Dan Brown’s 2003 novel, The Da Vinci Code, became an international bestseller, one of the bestselling books of all time. A decade and a half after its release, it still garners fans who are drawn to the theory of the Holy Grail actually being the holy bloodline of Jesus Christ, who was supposedly married to Mary Magdalene and had a daughter named Sarah. The idea has proved so popular that Da Vinci Code tours have appeared in places like Paris and London, where fans can view sites connected to the book.
The problem is that all of the “history” in it is an almost complete fabrication.
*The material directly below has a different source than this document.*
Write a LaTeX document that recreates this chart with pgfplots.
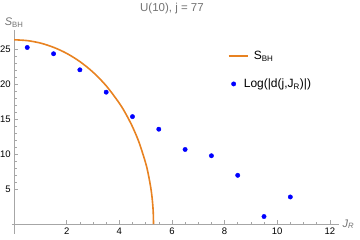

16. The Adventures At King’s College Could Not Have Happened
In The Da Vinci Code, Robert Langdon visits King’s College, London to investigate the enormous databases of the Research Institute in Systematic Theology. He does so to try to uncover information that could point him in the direction of the Holy Grail, as it is one of the largest, if not the most extensive research database in the world, holding hundreds of terabytes of information. The librarian helps him navigate the massive database to find the answer to a riddle about a particular knight’s burial place in London.
The problem is that the Research Institute in Systematic Theology, while it does exist, is not actually a research database. It is a collection of theologians who meet on a weekly basis to discuss and debate issues in theology. The institute does not have a database or even its own library; the closest comparison is that it has a reading list of recommended books on systematic theology. Of additional concern is the fact that theologians are mostly uninterested in the quest for the Holy Grail. The grail is not a theological issue but rather a cultural or historical one. As such, the odds that the institute would even discuss the Holy Grail, especially to uncover where it is, are improbable.
Instead, a true grail hunter would probably bypass systematic theology altogether and explore where much of the grail legends mainly originated: the stories of King Arthur and the knights of the roundtable.